In her book, O’Donnell says she went on The View because Barbara Walters asked her to, and to see if she could step back into show business without succumbing to what she called an addiction to fame. She thought doing the show would work for her, in her quest to balance work and family.

A mid-morning show, four days a week, someone else’s signature on it. A show that didn’t belong to me—it would give me a certain distance and the freedom necessary to raise my family. I think this is close to every workingwoman’s dream.
Sounds like a great gig, and it would have been if Rosie could have just left things alone. I don’t believe she could ever sit back and go with the flow. She had her own agenda.

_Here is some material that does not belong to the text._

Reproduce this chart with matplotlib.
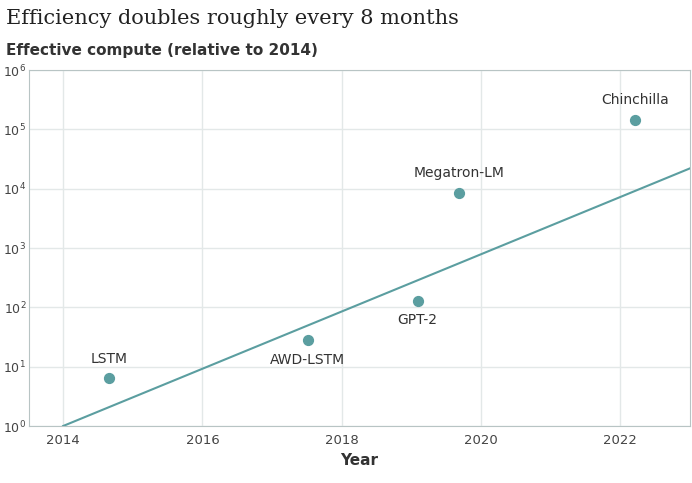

In the beginning, though, I had so much hope, so many ideas for the show.
She went on The View and tried to change everything about it. She tried to make it her show. She didn’t get along with her peers on The View. She couldn’t just lighten up and go with the flow.

[P]ersonality differences aside, there was always the fame problem to contend with. There was always the sense that by introducing me into The View’s configuration, you were shifting the pyramid’s building blocks, giving it a point it hadn’t had before. Fame is the ultimate expression of hierarchy. And hierarchy is the ultimate structure on which anger, jealousy and humiliation hang. How, therefore, could this have been easy? I know what it feels like to be less than.”
Rosie wanted to be in control, like she was when she had her own television show, four years prior, and she wanted to be seen as she believed she was seen then.

I was canonized the Queen of Nice. I was universally loved and praised and at first it felt good, but soon thereafter it began to change. You can develop a taste for worship.
She wanted to control the subject matter, what people thought, what people said. Rosie believed she wielded a lot of power. But ABC didn’t see it that way. The View didn’t worship Rosie; therefore, Rosie couldn’t handle The View.

Rosie tries to make the reader believe she saw Barbara Walters as a mother figure, but several times she hurtfully portrays Walters as a doddering old lady, on the brink of senility.

And Barbara. At some point a person gets tired. It’s inevitable, the aging process. I can feel it myself. My eyes aren’t what they once were. Barbara Walters is almost twice my age and she’s been doing this for nearly half a century; at some point it becomes necessary to step back. I hope when the time comes for me to do this, I will be graceful and go. Everyone has to go. Going is part of the gig.
…I feel, sometimes, her tiredness. I would like to tell Bill Geddie [executive producer of The View] about her tiredness. I would like him to feel fatigue, be in her bones. I’ll bet it hurts there. I’ll bet behind the glam and glitter it hurts to be Barbara sometimes, because, while you can hide aging, you can’t erase it; it leaves its grainy footprints, it smears.
Rosie O’Donnell is a legend in her own mind, which I believe led to her exit from The View and will ultimately lead to great disappointment. She views herself as a huge—HUGE—celebrity.

I could not escape the sense, impossible to pinpoint, but palpably real in the air, that while I was hugely welcomed as a co-host [on The View], I was also hugely threatening. I was too big, and that’s true. I am. Then again, maybe I’m giving myself more credit than I deserve.
…One of my concerns was losing balance, caving in to the crowd, becoming an emblem or an icon to even myself. Starting to see myself as I was seen, which is larger than life, and therefore dead; celebrity culture can kill you.
I must have really missed out on something, seeing as my life didn’t revolve around Rosie O’Donnell, and I wasn’t glued to the TV set when she had her own show, and I didn’t have a nervous breakdown when her show went off the air.

You see, there are people like Rosie O’Donnell out there. You’ve met them. Some people cannot help but be jealous of others and think they are so far above the rest, and so much more valuable. Some people, in their own limited minds, have an inflated sense of self-importance, see themselves as bigger than they are, as more important than they are, and believe everyone is interested in what they have to say. You know them. We all know them.

So, is it possible to avoid the perils of fame addiction? If you’re Rosie O’Donnell, it isn’t.